What is needed — Give every line again exactly as it appears, please, but not the pictures.

[Plotting code records]
▼▼▼

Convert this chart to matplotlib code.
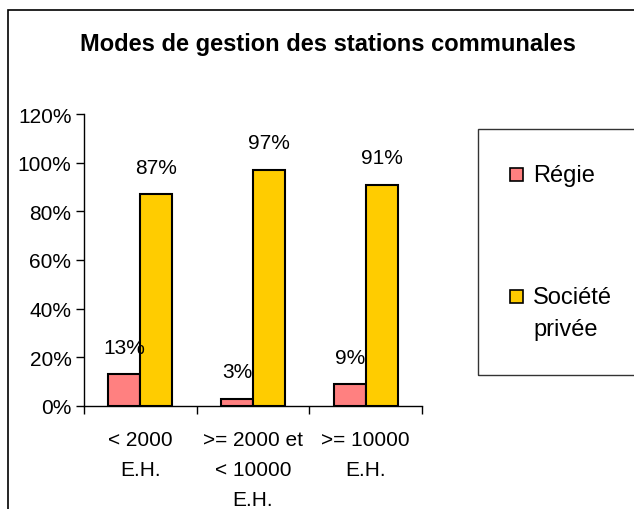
import matplotlib
matplotlib.use("Agg")
import matplotlib.pyplot as plt
from matplotlib.patches import Rectangle
import numpy as np

plt.rcParams['font.family'] = ['Liberation Sans', 'DejaVu Sans']

title = "Modes de gestion des stations communales"
categories = ["< 2000\nE.H.", ">= 2000 et\n< 10000\nE.H.", ">= 10000\nE.H."]
series_names = ["Régie", "Société\nprivée"]
regie = [0.13, 0.03, 0.09]
societe = [0.87, 0.97, 0.91]
value_labels_regie = ["13%", "3%", "9%"]
value_labels_societe = ["87%", "97%", "91%"]
yticks = [0, 0.2, 0.4, 0.6, 0.8, 1.0, 1.2]
yticklabels = ["0%", "20%", "40%", "60%", "80%", "100%", "120%"]
colors = ["#FF8080", "#FFCC00"]

W, H = 634, 510
fig = plt.figure(figsize=(W / 100, H / 100), dpi=100)

# outer chart frame
fig.patches.append(Rectangle((8 / W, -0.1), 1.2, (H - 11) / H + 0.1, transform=fig.transFigure,
                             fill=False, edgecolor="black", linewidth=1.2))

ax = fig.add_axes([84 / W, (H - 407) / H, (422 - 84) / W, (407 - 115) / H])
x = np.arange(len(categories))
bw = 0.283
b1 = ax.bar(x - bw / 2, regie, bw, color=colors[0], edgecolor="black", linewidth=1.5, zorder=3)
b2 = ax.bar(x + bw / 2, societe, bw, color=colors[1], edgecolor="black", linewidth=1.5, zorder=3)

for bars, labs in ((b1, value_labels_regie), (b2, value_labels_societe)):
    for rect, lab in zip(bars, labs):
        ax.annotate(lab, (rect.get_x() + rect.get_width() / 2, rect.get_height()),
                    xytext=(0, 19.5), textcoords="offset points",
                    ha="center", va="center", fontsize=15, zorder=4)

ax.set_xlim(-0.5, len(categories) - 0.5)
ax.set_ylim(0, 1.2)
ax.set_yticks(yticks)
ax.set_yticklabels(yticklabels, fontsize=15)
ax.set_xticks(np.arange(len(categories) + 1) - 0.5, minor=False)
ax.set_xticklabels([])
ax.set_xticks(x, minor=True)
ax.set_xticklabels(categories, minor=True, fontsize=15, linespacing=1.75, va="top")
ax.tick_params(axis="x", which="minor", length=0, pad=17)
ax.tick_params(axis="x", which="major", length=6, direction="out", width=1)
ax.tick_params(axis="y", length=6, direction="out", width=1, pad=3)
for s in ("top", "right"):
    ax.spines[s].set_visible(False)
for s in ("left", "bottom"):
    ax.spines[s].set_linewidth(1)

fig.text(328 / W, (H - 45) / H, title, ha="center", va="center", fontsize=17, fontweight="bold")

# legend
fig.patches.append(Rectangle((478 / W, (H - 376) / H), 0.5, (376 - 130) / H, transform=fig.transFigure,
                             fill=False, edgecolor="#333333", linewidth=1.0))
leg_y = [175, 297]
for name, col, yy in zip(series_names, colors, leg_y):
    fig.patches.append(Rectangle((510 / W, (H - yy - 7) / H), 13 / W, 13 / H, transform=fig.transFigure,
                                 facecolor=col, edgecolor="black", linewidth=1.2))
    fig.text(533 / W, (H - yy) / H + 0.019, name, ha="left", va="top", fontsize=17, linespacing=1.55)

fig.savefig("out.png", dpi=100)
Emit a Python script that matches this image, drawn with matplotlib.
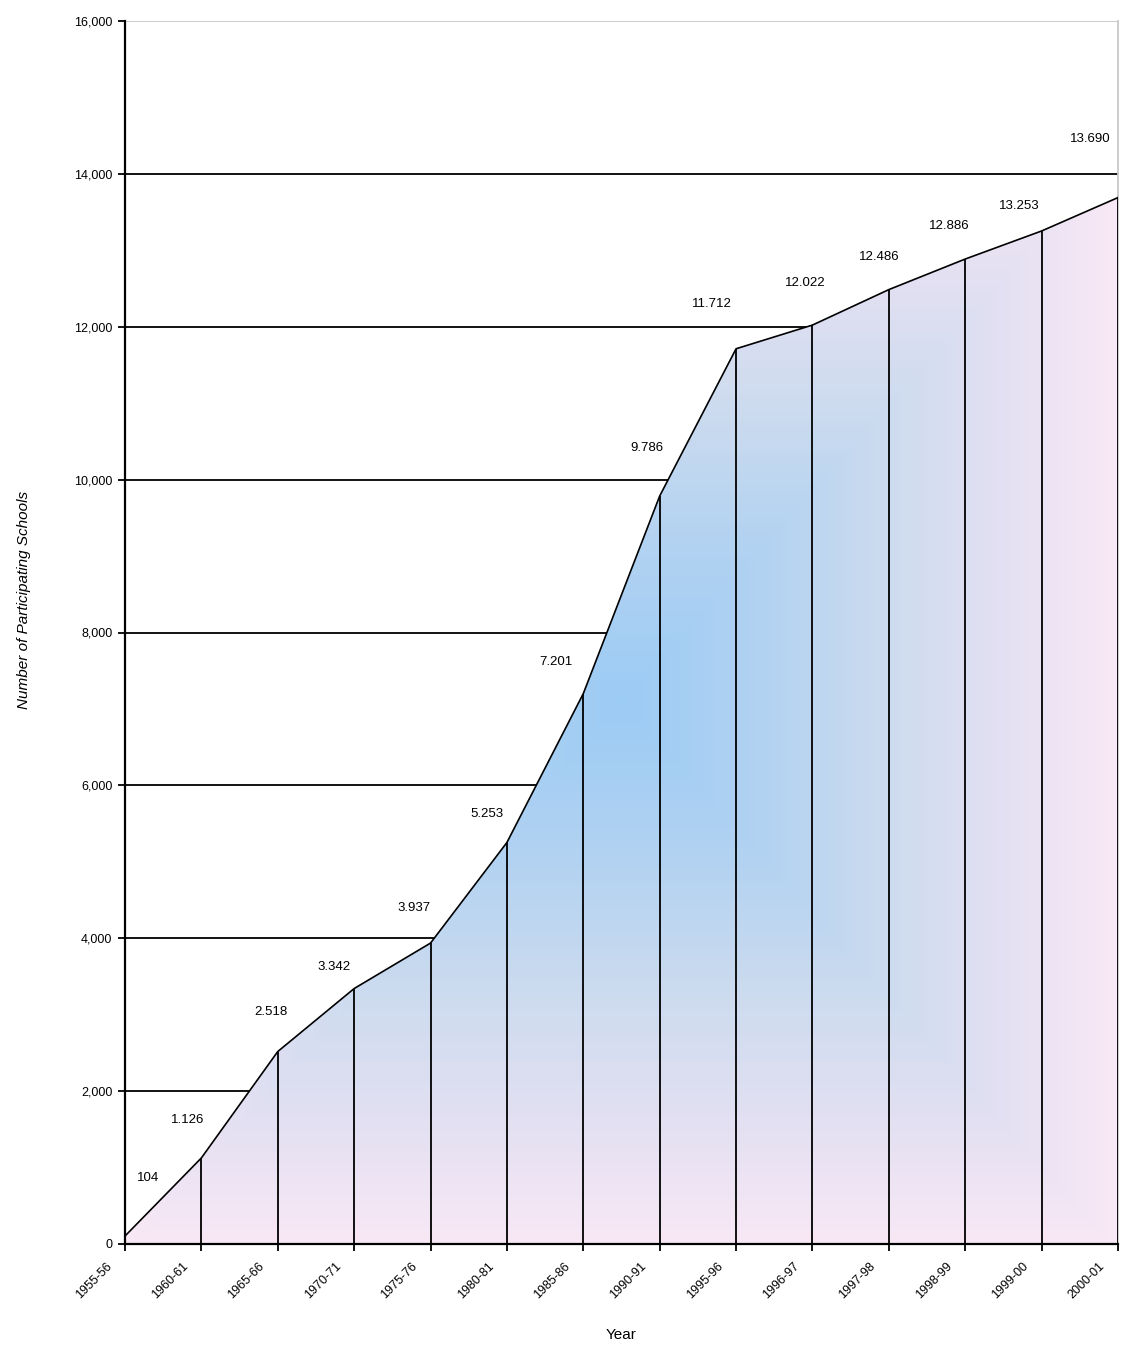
import numpy as np
import matplotlib.pyplot as plt
import matplotlib.transforms as mtransforms
from matplotlib.colors import LinearSegmentedColormap

plt.rcParams['font.family'] = ['Liberation Sans', 'DejaVu Sans']

years = ["1955-56", "1960-61", "1965-66", "1970-71", "1975-76", "1980-81", "1985-86",
         "1990-91", "1995-96", "1996-97", "1997-98", "1998-99", "1999-00", "2000-01"]
schools = [104, 1126, 2518, 3342, 3937, 5253, 7201, 9786, 11712, 12022, 12486, 12886, 13253, 13690]
# label offsets (pixels) relative to each point, as placed in the original
lab_dx = [23, -14, -7, -20, -17, -20, -27, -13, -24, -7, -10, -16, -22, -28]
lab_dy = [58, 38, 40, 22, 35, 28, 32, 48, 45, 42, 33, 33, 25, 59]

fig = plt.figure(figsize=(11.22, 13.53), dpi=100)
ax = fig.add_axes([125/1122, 1-1244/1353, (1118-125)/1122, (1244-21)/1353])

x = np.arange(len(years))
ax.set_xlim(0, len(years) - 1)
ax.set_ylim(0, 16000)

# gridlines
for gy in range(2000, 16000, 2000):
    ax.axhline(gy, color='black', lw=1.3, zorder=1)
ax.axhline(16000, color='#c8c8c8', lw=1.3, zorder=1)

# gradient fill under the line (rectangular "from centre" style)
poly = ax.fill_between(x, schools, 0, color='none', zorder=2)
gx, gy_ = np.meshgrid(np.linspace(0, 13, 400), np.linspace(0, 16000, 400))
t = np.maximum(np.abs(gx - 6.5) / 6.6, np.abs(gy_ - 7100) / 7300)
t = np.clip(t, 0, 1)
cmap = LinearSegmentedColormap.from_list(
    'g', [(0, '#9ccbf5'), (0.3, '#b4d3f1'), (0.55, '#cfdcef'), (0.75, '#e2e0f2'), (1, '#fbe9f6')])
im = ax.imshow(t, extent=[0, 13, 0, 16000], origin='lower', aspect='auto',
               cmap=cmap, vmin=0, vmax=1, zorder=2, interpolation='bilinear')
im.set_clip_path(poly.get_paths()[0], transform=ax.transData)

ax.plot(x, schools, color='black', lw=1.2, zorder=4)
ax.vlines(x[1:], 0, schools[1:], color='black', lw=1.3, zorder=3)

for i, v in enumerate(schools):
    s = "{:,}".format(v).replace(",", ".")
    ax.annotate(s, (x[i], v), xytext=(lab_dx[i], lab_dy[i]), textcoords='offset pixels',
                ha='center', va='center', fontsize=9.5, zorder=5)

ax.spines['top'].set_visible(False)
ax.spines['right'].set_color('#c8c8c8')
ax.spines['right'].set_linewidth(1.3)
ax.spines['left'].set_linewidth(1.6)
ax.spines['bottom'].set_linewidth(1.6)

ax.set_yticks(range(0, 16001, 2000))
ax.set_yticklabels(["{:,}".format(v) for v in range(0, 16001, 2000)], fontsize=9)
ax.set_xticks(x)
ax.set_xticklabels(years, rotation=45, ha='right', va='center', rotation_mode='anchor', fontsize=9)
ax.tick_params(axis='both', length=5, width=1.3, direction='out', pad=4)
shift = mtransforms.ScaledTranslation(-15/100, -8/100, fig.dpi_scale_trans)
for lab in ax.get_xticklabels():
    lab.set_transform(lab.get_transform() + shift)

ax.set_xlabel("Year", fontsize=11)
ax.xaxis.set_label_coords(0.5, -0.069)
ax.set_ylabel("Number of Participating Schools", fontsize=11, style='italic')
ax.yaxis.set_label_coords(-0.095, 0.527)

fig.savefig("out.png", dpi=100)
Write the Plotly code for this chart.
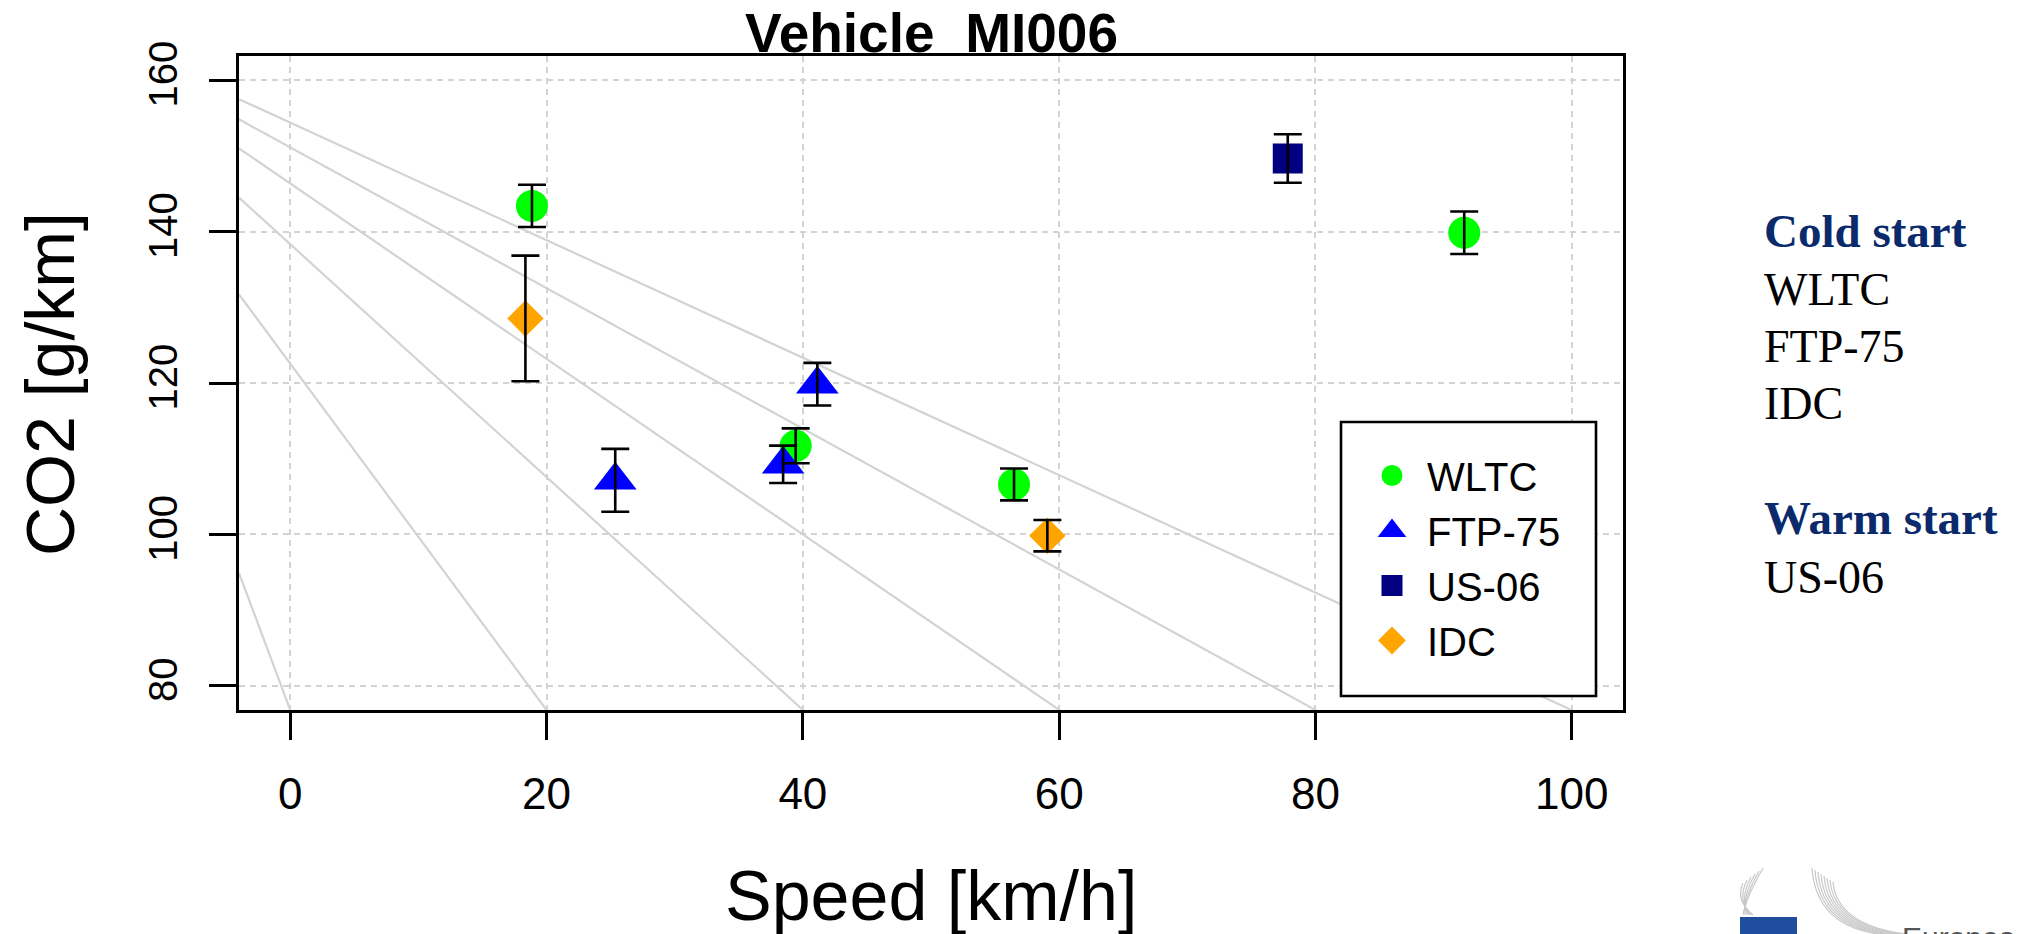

▲▲▲

Exercise response —
Convert this chart to matplotlib code.
import matplotlib
matplotlib.use("Agg")
import matplotlib.pyplot as plt
from matplotlib.patches import Rectangle
import numpy as np

plt.rcParams['font.family'] = ['Liberation Sans', 'DejaVu Sans']

title = "Modes de gestion des stations communales"
categories = ["< 2000\nE.H.", ">= 2000 et\n< 10000\nE.H.", ">= 10000\nE.H."]
series_names = ["Régie", "Société\nprivée"]
regie = [0.13, 0.03, 0.09]
societe = [0.87, 0.97, 0.91]
value_labels_regie = ["13%", "3%", "9%"]
value_labels_societe = ["87%", "97%", "91%"]
yticks = [0, 0.2, 0.4, 0.6, 0.8, 1.0, 1.2]
yticklabels = ["0%", "20%", "40%", "60%", "80%", "100%", "120%"]
colors = ["#FF8080", "#FFCC00"]

W, H = 634, 510
fig = plt.figure(figsize=(W / 100, H / 100), dpi=100)

# outer chart frame
fig.patches.append(Rectangle((8 / W, -0.1), 1.2, (H - 11) / H + 0.1, transform=fig.transFigure,
                             fill=False, edgecolor="black", linewidth=1.2))

ax = fig.add_axes([84 / W, (H - 407) / H, (422 - 84) / W, (407 - 115) / H])
x = np.arange(len(categories))
bw = 0.283
b1 = ax.bar(x - bw / 2, regie, bw, color=colors[0], edgecolor="black", linewidth=1.5, zorder=3)
b2 = ax.bar(x + bw / 2, societe, bw, color=colors[1], edgecolor="black", linewidth=1.5, zorder=3)

for bars, labs in ((b1, value_labels_regie), (b2, value_labels_societe)):
    for rect, lab in zip(bars, labs):
        ax.annotate(lab, (rect.get_x() + rect.get_width() / 2, rect.get_height()),
                    xytext=(0, 19.5), textcoords="offset points",
                    ha="center", va="center", fontsize=15, zorder=4)

ax.set_xlim(-0.5, len(categories) - 0.5)
ax.set_ylim(0, 1.2)
ax.set_yticks(yticks)
ax.set_yticklabels(yticklabels, fontsize=15)
ax.set_xticks(np.arange(len(categories) + 1) - 0.5, minor=False)
ax.set_xticklabels([])
ax.set_xticks(x, minor=True)
ax.set_xticklabels(categories, minor=True, fontsize=15, linespacing=1.75, va="top")
ax.tick_params(axis="x", which="minor", length=0, pad=17)
ax.tick_params(axis="x", which="major", length=6, direction="out", width=1)
ax.tick_params(axis="y", length=6, direction="out", width=1, pad=3)
for s in ("top", "right"):
    ax.spines[s].set_visible(False)
for s in ("left", "bottom"):
    ax.spines[s].set_linewidth(1)

fig.text(328 / W, (H - 45) / H, title, ha="center", va="center", fontsize=17, fontweight="bold")

# legend
fig.patches.append(Rectangle((478 / W, (H - 376) / H), 0.5, (376 - 130) / H, transform=fig.transFigure,
                             fill=False, edgecolor="#333333", linewidth=1.0))
leg_y = [175, 297]
for name, col, yy in zip(series_names, colors, leg_y):
    fig.patches.append(Rectangle((510 / W, (H - yy - 7) / H), 13 / W, 13 / H, transform=fig.transFigure,
                                 facecolor=col, edgecolor="black", linewidth=1.2))
    fig.text(533 / W, (H - yy) / H + 0.019, name, ha="left", va="top", fontsize=17, linespacing=1.55)

fig.savefig("out.png", dpi=100)
Emit a Python script that matches this image, drawn with matplotlib.
import numpy as np
import matplotlib.pyplot as plt
import matplotlib.transforms as mtransforms
from matplotlib.colors import LinearSegmentedColormap

plt.rcParams['font.family'] = ['Liberation Sans', 'DejaVu Sans']

years = ["1955-56", "1960-61", "1965-66", "1970-71", "1975-76", "1980-81", "1985-86",
         "1990-91", "1995-96", "1996-97", "1997-98", "1998-99", "1999-00", "2000-01"]
schools = [104, 1126, 2518, 3342, 3937, 5253, 7201, 9786, 11712, 12022, 12486, 12886, 13253, 13690]
# label offsets (pixels) relative to each point, as placed in the original
lab_dx = [23, -14, -7, -20, -17, -20, -27, -13, -24, -7, -10, -16, -22, -28]
lab_dy = [58, 38, 40, 22, 35, 28, 32, 48, 45, 42, 33, 33, 25, 59]

fig = plt.figure(figsize=(11.22, 13.53), dpi=100)
ax = fig.add_axes([125/1122, 1-1244/1353, (1118-125)/1122, (1244-21)/1353])

x = np.arange(len(years))
ax.set_xlim(0, len(years) - 1)
ax.set_ylim(0, 16000)

# gridlines
for gy in range(2000, 16000, 2000):
    ax.axhline(gy, color='black', lw=1.3, zorder=1)
ax.axhline(16000, color='#c8c8c8', lw=1.3, zorder=1)

# gradient fill under the line (rectangular "from centre" style)
poly = ax.fill_between(x, schools, 0, color='none', zorder=2)
gx, gy_ = np.meshgrid(np.linspace(0, 13, 400), np.linspace(0, 16000, 400))
t = np.maximum(np.abs(gx - 6.5) / 6.6, np.abs(gy_ - 7100) / 7300)
t = np.clip(t, 0, 1)
cmap = LinearSegmentedColormap.from_list(
    'g', [(0, '#9ccbf5'), (0.3, '#b4d3f1'), (0.55, '#cfdcef'), (0.75, '#e2e0f2'), (1, '#fbe9f6')])
im = ax.imshow(t, extent=[0, 13, 0, 16000], origin='lower', aspect='auto',
               cmap=cmap, vmin=0, vmax=1, zorder=2, interpolation='bilinear')
im.set_clip_path(poly.get_paths()[0], transform=ax.transData)

ax.plot(x, schools, color='black', lw=1.2, zorder=4)
ax.vlines(x[1:], 0, schools[1:], color='black', lw=1.3, zorder=3)

for i, v in enumerate(schools):
    s = "{:,}".format(v).replace(",", ".")
    ax.annotate(s, (x[i], v), xytext=(lab_dx[i], lab_dy[i]), textcoords='offset pixels',
                ha='center', va='center', fontsize=9.5, zorder=5)

ax.spines['top'].set_visible(False)
ax.spines['right'].set_color('#c8c8c8')
ax.spines['right'].set_linewidth(1.3)
ax.spines['left'].set_linewidth(1.6)
ax.spines['bottom'].set_linewidth(1.6)

ax.set_yticks(range(0, 16001, 2000))
ax.set_yticklabels(["{:,}".format(v) for v in range(0, 16001, 2000)], fontsize=9)
ax.set_xticks(x)
ax.set_xticklabels(years, rotation=45, ha='right', va='center', rotation_mode='anchor', fontsize=9)
ax.tick_params(axis='both', length=5, width=1.3, direction='out', pad=4)
shift = mtransforms.ScaledTranslation(-15/100, -8/100, fig.dpi_scale_trans)
for lab in ax.get_xticklabels():
    lab.set_transform(lab.get_transform() + shift)

ax.set_xlabel("Year", fontsize=11)
ax.xaxis.set_label_coords(0.5, -0.069)
ax.set_ylabel("Number of Participating Schools", fontsize=11, style='italic')
ax.yaxis.set_label_coords(-0.095, 0.527)

fig.savefig("out.png", dpi=100)
Write the Plotly code for this chart.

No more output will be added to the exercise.